Early Internet
Even a hardened asshole like me gets sentimental around this time of year, thinking about how we all started with this internet thing. 2003 maybe, I don’t remember exactly. None of us knew each other. We just did our own shit with stolen code snippets and no real idea what we were doing or what you’d even call it.
We were a small diehard clique that bonded through link lists instead of status updates. A substitute family that got us through the usual disasters—bad breakups, failed exams, parents on our backs. We knew something connected us, even if it was just the weird combination of bits and bytes and the occasional semi-nude photo from one of the girls. The rest of the world didn’t want us anyway. Too ugly, too weird, too fat, too much. But I loved every single one of them because we rode through the same shit together on our self-built machines.
Then something shifted. Maybe gradually, maybe all at once. The internet became different. Worse.

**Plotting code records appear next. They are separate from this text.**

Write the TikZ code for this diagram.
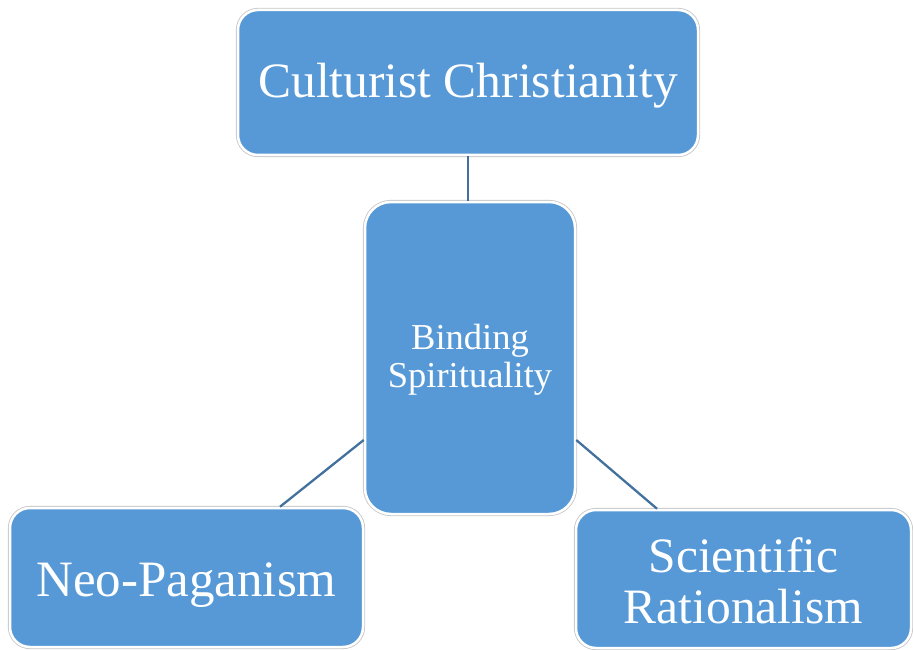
\documentclass[tikz,border=0pt]{standalone}
\usepackage{fontspec}
\setmainfont{Liberation Serif}
\usetikzlibrary{calc}
\definecolor{boxblue}{HTML}{5699D6}
\definecolor{linkblue}{HTML}{41719C}
\newcommand{\shiftln}[2]{\raisebox{#1}[\height][\depth]{#2}}
\tikzset{
  box/.style={rectangle, rounded corners=20pt, fill=boxblue, draw=white, line width=2.5pt,
    preaction={draw=black!22, line width=4.2pt},
    text=white, align=center, inner sep=0pt},
  link/.style={draw=linkblue, line width=2.3pt}
}
\begin{document}
\begin{tikzpicture}[x=1pt,y=-1pt]
\useasboundingbox (0,0) rectangle (913,650);
\node[box, minimum width=460pt, minimum height=145pt, font=\fontsize{49.5}{50}\selectfont]
  (top) at (468,82.5) {\shiftln{-3pt}{Culturist Christianity}};
\node[box, rounded corners=26pt, minimum width=210pt, minimum height=312pt, font=\fontsize{36.5}{37.5}\selectfont]
  (mid) at (470,358) {\shiftln{-2pt}{Binding}\\\shiftln{-2pt}{Spirituality}};
\node[box, minimum width=353pt, minimum height=139pt, font=\fontsize{51}{51}\selectfont]
  (left) at (186.5,577.5) {\shiftln{-7.5pt}{Neo-Paganism}};
\node[box, minimum width=335pt, minimum height=138pt, font=\fontsize{49.5}{51}\selectfont]
  (right) at (743.5,579) {\shiftln{-2pt}{Scientific}\\\shiftln{-2pt}{Rationalism}};
\draw[link] (top.south) -- (top.south |- mid.north);
\draw[link] ([yshift=-82pt]mid.west) -- ([xshift=93.5pt]left.north);
\draw[link] ([yshift=-82pt]mid.east) -- ([xshift=-86.5pt]right.north);
\end{tikzpicture}
\end{document}
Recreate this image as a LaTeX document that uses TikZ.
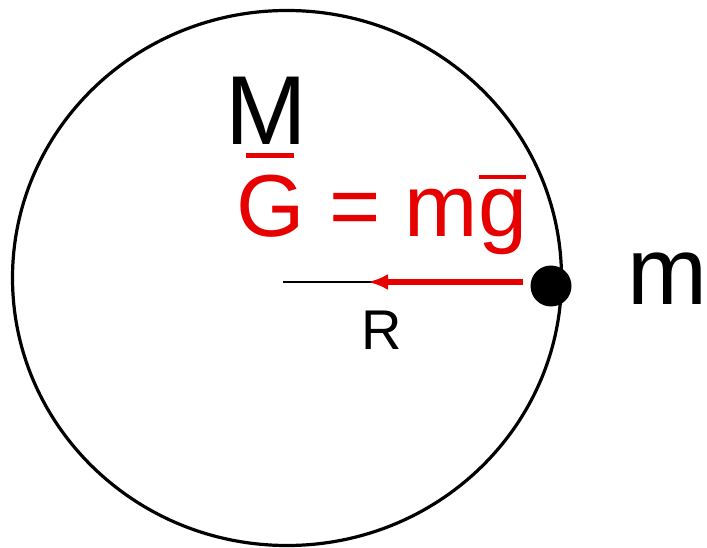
\documentclass[tikz,border=0pt]{standalone}
\usepackage{fontspec}
\setmainfont{Liberation Sans}
\usetikzlibrary{arrows.meta,calc}
\newcommand\barover[3]{\setbox0\hbox{#1}\rlap{\hbox to \wd0{\hfil\rule[#2]{#3\wd0}{0.05em}\hfil}}\box0\relax}
\tikzset{
  lbl/.style={inner sep=0pt, anchor=base west},
}
\definecolor{redc}{RGB}{230,0,0}
\begin{document}
\begin{tikzpicture}[x=1pt,y=-1pt]
\useasboundingbox (0,0) rectangle (707,548);
\draw[line width=3.2pt] (287,278) ellipse [x radius=274.5, y radius=267.5];
\node[lbl] (M) at (225,145) {\fontsize{98}{100}\selectfont M};
\node[lbl, text=redc] (eq) at (236,237) {\fontsize{88}{92}\selectfont \barover{G}{0.9em}{0.7} = m\barover{g}{0.66em}{0.95}};
\coordinate (O) at (283,282);
\coordinate (tip) at (368,282);
\coordinate (tail) at (523,282);
\coordinate (mid) at (388,282);
\node[circle, fill=black, minimum size=41pt, inner sep=0pt] (dot) at (551,286) {};
\draw[line width=1.8pt] (O) -- (mid);
\draw[redc, line width=6pt, -{Latex[length=20pt,width=16pt]}] (tail) -- (tip);
\node[lbl] (R) at (361,349) {\fontsize{56}{58}\selectfont R};
\node[lbl] (m) at (627,305) {\fontsize{96}{100}\selectfont m};
\end{tikzpicture}
\end{document}
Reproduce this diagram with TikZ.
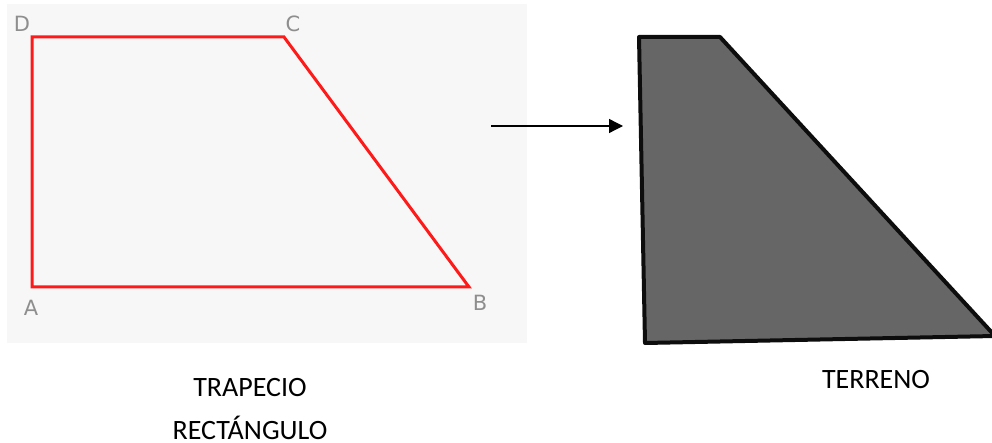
\documentclass[tikz,border=0pt]{standalone}
\usepackage{fontspec}
\setmainfont{Carlito}
\newfontfamily\vertexfont{DejaVu Sans}
\usetikzlibrary{arrows.meta,positioning}
\definecolor{panelgray}{HTML}{F7F7F7}
\definecolor{trapred}{HTML}{FF1A1A}
\definecolor{vertexgray}{HTML}{8E8E8E}
\definecolor{terrenogray}{HTML}{666666}

\begin{document}
\begin{tikzpicture}[x=1pt,y=-1pt,
  vertexlbl/.style={font=\vertexfont\fontsize{21}{24}\selectfont,text=vertexgray,inner sep=0pt},
  caption/.style={font=\fontsize{28}{43}\selectfont,align=center,inner sep=0pt}]
  \useasboundingbox (0,0) rectangle (992,443);
  \fill[panelgray] (7,4) rectangle (527,343);
  % trapecio rectangulo
  \coordinate (A) at (32,287);
  \coordinate (B) at (469,287);
  \coordinate (C) at (284,37);
  \coordinate (D) at (32,37);
  \draw[trapred,line width=3pt,line join=miter] (A) -- (B) -- (C) -- (D) -- cycle;
  \node[vertexlbl] (lblA) at (31,308) {A};
  \node[vertexlbl] (lblB) at (480,303) {B};
  \node[vertexlbl] (lblC) at (293,24) {C};
  \node[vertexlbl] (lblD) at (22,24) {D};
  % terreno
  \coordinate (T1) at (639,37);
  \coordinate (T2) at (720,37);
  \coordinate (T3) at (995,336);
  \coordinate (T4) at (645,343);
  \filldraw[fill=terrenogray,draw=black!95,line width=4pt,line join=round] (T1) -- (T2) -- (T3) -- (T4) -- cycle;
  \coordinate (arrowS) at (491,126);
  \coordinate (arrowE) at (623,126);
  \draw[line width=1.3pt,-{Triangle[length=14pt,width=14pt]}] (arrowS) -- (arrowE);
  \node[caption,anchor=base] (trapecio) at (250,439) {TRAPECIO\\RECTÁNGULO};
  \node[caption,anchor=base] (terreno) at (876,388) {TERRENO};
\end{tikzpicture}
\end{document}
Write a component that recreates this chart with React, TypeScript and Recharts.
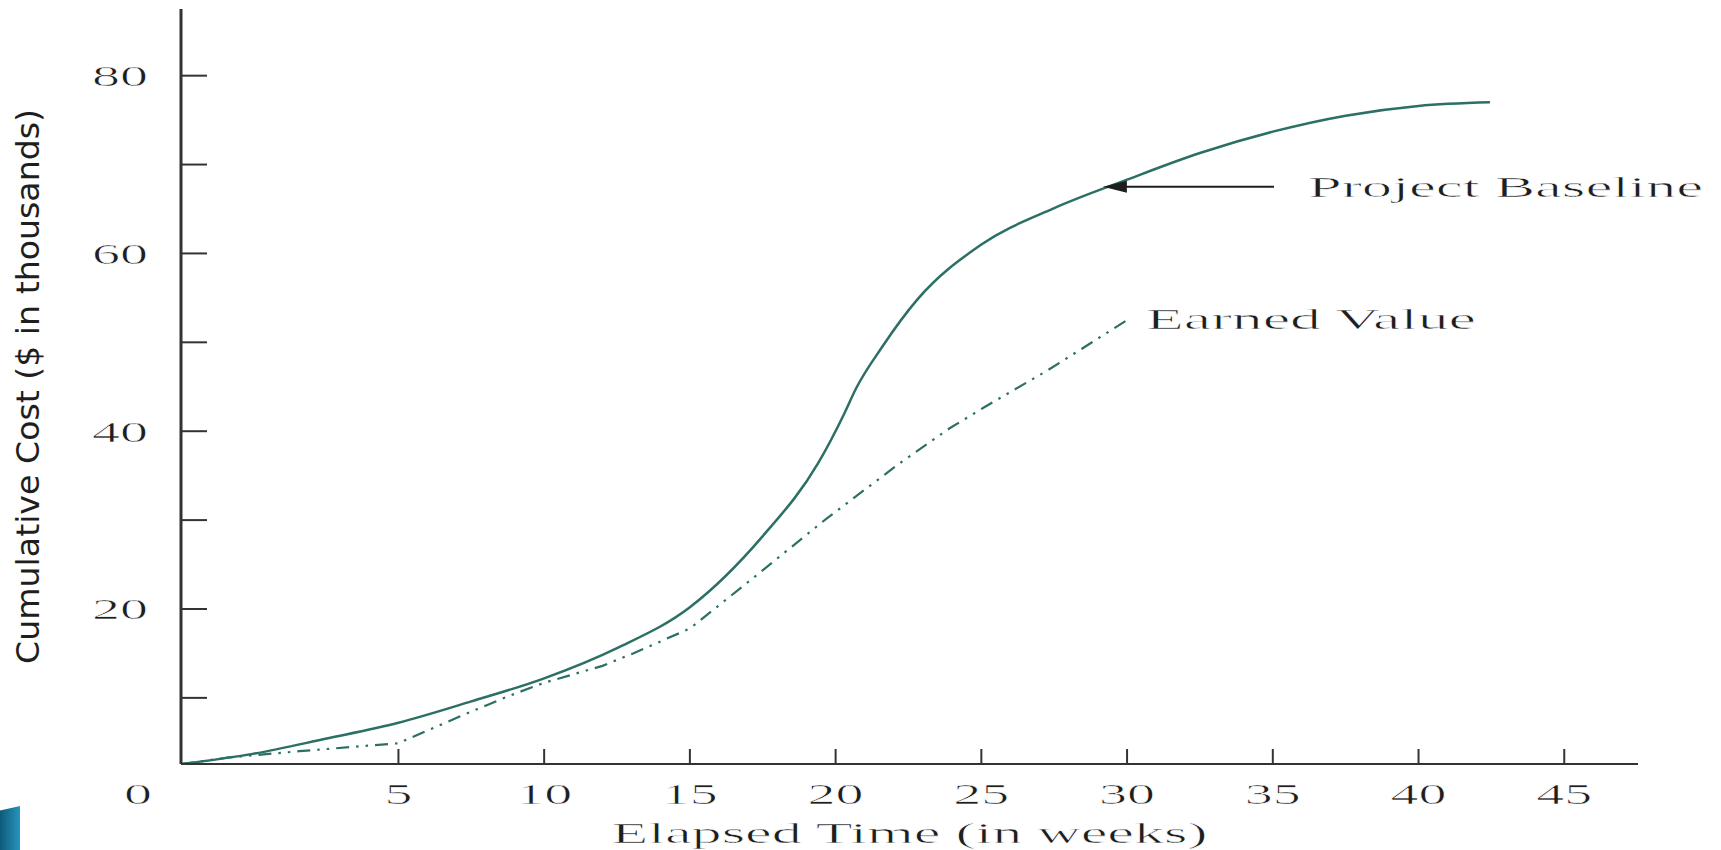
import { LineChart, Line, XAxis, YAxis, ReferenceLine, ReferenceDot } from "recharts";

// weeks / cumulative cost ($ thousands)
const baselineWeeks = [-2.46, 0, 2.5, 5, 7.5, 10, 12.5, 15, 17.5, 19.4, 20.3, 20.7, 21.6, 22.8, 25, 27.5, 30, 32.5, 35, 37.5, 40, 42.45];
const baselineCost = [2.56, 3.7, 5.4, 7.2, 9.6, 12.2, 15.6, 20.2, 28.2, 36.4, 42, 44.8, 49.5, 54.8, 61, 65.1, 68.3, 71.3, 73.7, 75.5, 76.6, 77.0];

const earnedWeeks = [-2.46, -0.8, 1.6, 5, 7.1, 8.7, 10, 12, 13.05, 15, 17.1, 19.7, 22.2, 23.9, 25.1, 27.3, 30];
const earnedCost = [2.56, 3.3, 4.0, 4.9, 7.9, 10.1, 11.7, 13.6, 15.0, 17.8, 23.3, 30.2, 36.4, 40.3, 42.7, 46.9, 52.5];

const xTicks = [5, 10, 15, 20, 25, 30, 35, 40, 45];
const yTicks = [10, 20, 30, 40, 50, 60, 70, 80];
const yLabelTicks = [20, 40, 60, 80];

const baselineData = baselineWeeks.map((w, i) => ({ week: w, cost: baselineCost[i] }));
const earnedData = earnedWeeks.map((w, i) => ({ week: w, cost: earnedCost[i] }));

const LINE = "#2b6f65";
const AXIS = "#333";
const INK = "#1e1e1e";
const SERIF = "'Liberation Serif', 'DejaVu Serif', serif";
const NARROW = "'Liberation Sans Narrow', 'DejaVu Sans Condensed', 'Liberation Sans', sans-serif";
const DIGIT_W = 28;

// thin white outline to take some weight off the stretched serif glyphs
const thin = { stroke: "#fff", strokeWidth: 0.6 };

const YTick = (props: any) => {
  const { x, y, payload } = props;
  const v = payload.value;
  const s = String(v);
  return (
    <g>
      <line x1={x} y1={y} x2={x + 26} y2={y} stroke={AXIS} strokeWidth={2} />
      {yLabelTicks.includes(v) && (
        <text x={x - 33} y={y} textAnchor="end" dominantBaseline="central" fontFamily={SERIF} fontSize={30} fill={INK}
          textLength={DIGIT_W * s.length} lengthAdjust="spacingAndGlyphs" {...thin}>
          {s}
        </text>
      )}
    </g>
  );
};

const XTick = (props: any) => {
  const { x, y, payload } = props;
  const s = String(payload.value);
  return (
    <g>
      <line x1={x} y1={y} x2={x} y2={y - 15} stroke={AXIS} strokeWidth={2} />
      <text x={x} y={y + 29} textAnchor="middle" dominantBaseline="central" fontFamily={SERIF} fontSize={30} fill={INK}
        textLength={DIGIT_W * s.length} lengthAdjust="spacingAndGlyphs" {...thin}>
        {s}
      </text>
    </g>
  );
};

const Arrow = (p: any) => {
  const tipX = Math.min(p.x1, p.x2);
  const tailX = Math.max(p.x1, p.x2);
  const y = p.y1;
  const head = 24;
  return (
    <g>
      <line x1={tailX} y1={y} x2={tipX + head - 2} y2={y} stroke={INK} strokeWidth={2} />
      <polygon points={`${tipX},${y} ${tipX + head},${y - 6} ${tipX + head},${y + 6}`} fill={INK} />
    </g>
  );
};

const annotation = (text: string, width: number) => (p: any) => {
  const vb = p.viewBox || {};
  return (
    <text x={vb.x} y={vb.y} dominantBaseline="central" fontFamily={SERIF} fontSize={30} fill={INK}
      textLength={width} lengthAdjust="spacingAndGlyphs" {...thin}>
      {text}
    </text>
  );
};

const zeroLabel = (p: any) => {
  const vb = p.viewBox || {};
  return (
    <text x={vb.x - 43} y={vb.y + 29} textAnchor="middle" dominantBaseline="central" fontFamily={SERIF} fontSize={30} fill={INK}
      textLength={DIGIT_W} lengthAdjust="spacingAndGlyphs" {...thin}>
      0
    </text>
  );
};

const xTitle = (p: any) => {
  const vb = p.viewBox || {};
  return (
    <text x={vb.x + vb.width / 2} y={vb.y + 68} textAnchor="middle" dominantBaseline="central" fontFamily={SERIF} fontSize={30} fill={INK}
      textLength={596} lengthAdjust="spacingAndGlyphs" {...thin}>
      Elapsed Time (in weeks)
    </text>
  );
};

const yTitle = (p: any) => {
  const vb = p.viewBox || {};
  const cx = 28;
  const cy = vb.y + vb.height / 2;
  return (
    <text x={cx} y={cy} transform={`rotate(-90, ${cx}, ${cy})`} textAnchor="middle" dominantBaseline="central"
      fontFamily={NARROW} fontSize={32} fill={INK} textLength={555} lengthAdjust="spacingAndGlyphs">
      Cumulative Cost ($ in thousands)
    </text>
  );
};

export default function App() {
  return (
    <div style={{ position: "absolute", left: 0, top: 0, width: 1721, height: 850, background: "#fff" }}>
      <LineChart width={1721} height={850} margin={{ top: 9, right: 83, bottom: 56, left: 121 }}>
        <XAxis
          dataKey="week"
          type="number"
          domain={[-2.46, 47.53]}
          ticks={xTicks}
          allowDataOverflow
          height={30}
          tickLine={false}
          tickSize={0}
          tickMargin={0}
          tick={<XTick />}
          axisLine={{ stroke: AXIS, strokeWidth: 2 }}
          label={{ content: xTitle }}
        />
        <YAxis
          type="number"
          domain={[2.56, 87.5]}
          ticks={yTicks}
          allowDataOverflow
          width={60}
          tickLine={false}
          tickSize={0}
          tickMargin={0}
          tick={<YTick />}
          axisLine={{ stroke: AXIS, strokeWidth: 3 }}
          label={{ content: yTitle }}
        />
        <Line data={baselineData} dataKey="cost" type="monotone" stroke={LINE} strokeWidth={2.5} dot={false} isAnimationActive={false} />
        <Line data={earnedData} dataKey="cost" type="linear" stroke={LINE} strokeWidth={2.2} strokeDasharray="13 7 2.5 7 2.5 7" dot={false} isAnimationActive={false} />
        <ReferenceLine segment={[{ x: 35.04, y: 67.5 }, { x: 29.17, y: 67.5 }]} ifOverflow="visible" shape={Arrow} />
        <ReferenceDot x={36.21} y={67.5} r={0} ifOverflow="visible" label={annotation("Project Baseline", 395)} />
        <ReferenceDot x={30.65} y={52.7} r={0} ifOverflow="visible" label={annotation("Earned Value", 330)} />
        <ReferenceDot x={-2.46} y={2.56} r={0} ifOverflow="visible" label={zeroLabel} />
      </LineChart>
      <div
        style={{
          position: "absolute",
          left: 0,
          top: 806,
          width: 20,
          height: 44,
          background: "linear-gradient(90deg, #0d5a7a, #2795bd)",
          clipPath: "polygon(0 10%, 100% 0, 100% 100%, 0 100%)",
        }}
      />
    </div>
  );
}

When I go back through deleted posts from that time—when people still bought CDs, when the Dreamcast was current, when you could write openly about sex without shame—I realize how lucky I was to be there. Nobody cared if you spent ten paragraphs talking about your friend’s body in crude detail. You could put Nazis and Smurfs and terrible jokes in the same sentence without getting hate mail or discourse. You could insult your twelve daily visitors just because they made you miss The O.C., and the only consequence was some coked-up asshole knocking the antenna off your roof. There was something honest about how little we cared who was listening.
Most of them left. Got real jobs as construction workers or accountants or just quit the internet entirely. The rest got absorbed into whatever social media became, and now they’re stuck counting followers and arguing with idiots in the replies. I don’t blame them for leaving.
A few of us are still around. Ines lives in Berlin, writes sometimes in English. She made a life that isn’t terrible. Marcel became some kind of internet god, gathering more zealots as he goes. I don’t know how to feel about that anymore. Sara left—abandoned all of it, the crude talk, the jokes, the Australian guys—and went traveling instead. She’s the only one I’m genuinely jealous of because she was the one who made this whole internet thing actually cool, and now she’s somewhere warm doing something that matters.
I copy my favorite old posts into a blank document, close the browser, and think about where I’d be without those weird people. No idea. The world just keeps changing and if you can’t keep up you’ve got real problems. So I tell myself that even back then it wasn’t as perfect as I pretend it was, that I’m romanticizing it all, and I’m back here. Present. Still online. Still thinking about it.